Jon Griffin, policy associate with the NCSL, said the movement toward pushing these states-rights gun laws appeared to be organic initially.

"They're starting to get a little more uniform now," Griffin said. "At first, they were all over the board."

He said he hadn't done a complete analysis, but a list provided by the NCSL showed Wyoming's version had already passed in the House of Representatives and is now awaiting action in the Senate. Gov. Matt Mead has publicly expressed concerns about the legislation.

There are 22 states attempting to pass a variation on what Greene pitched with HB114. His measure would give local police authority to arrest federal agents attempting to take guns away from residents. It also would require the attorney general to provide a legal defense for federal agents who were caught up in an attempt to take firearms — a felony under Greene's proposal. The legal analysis on HB114 — titled "Second Amendment Protection Act" — is that it would be in violation of the supremacy and commerce clauses of the Constitution.

Some states like Mississippi have seen several variations on this measure die in committee and some states like Colorado have tempered their versions by having it only apply to firearms manufactured within the state boundaries.

Utah Democratic Party Chairman Jim Dabakis, who is also a state senator from Salt Lake City, viewed the trend warily.
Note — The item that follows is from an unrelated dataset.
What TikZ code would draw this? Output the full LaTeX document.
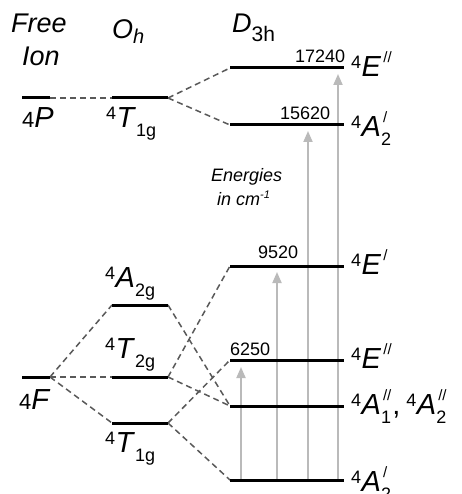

"I believe the U.S. Constitution is sacred and it makes clear who is subservient to who," Dabakis said.

In its overview of states' ability to engage in nullification on gun laws, the NCSL noted it's never been upheld by the courts. Nullification is when a state attempts to reject federal law by declaring it void and unenforceable.

The NCSL said in its paper the "nullification theory is unequivocal — states do not have the unilateral power to pass state laws that invalidate federal laws."

But House Speaker Becky Lockhart, R-Provo, said she understands why measures like this bubble up to the statehouse level. And though she said she wanted to take a wait-and-see approach on Greene's proposal, she could understand the underlying sentiment driving it.

"Our rights are guaranteed by the rights of the Constitution," she said. "Utah is very clear on the Second Amendment and we need to rely on that language and on the rights we have as they exist today. I'm comfortable with those."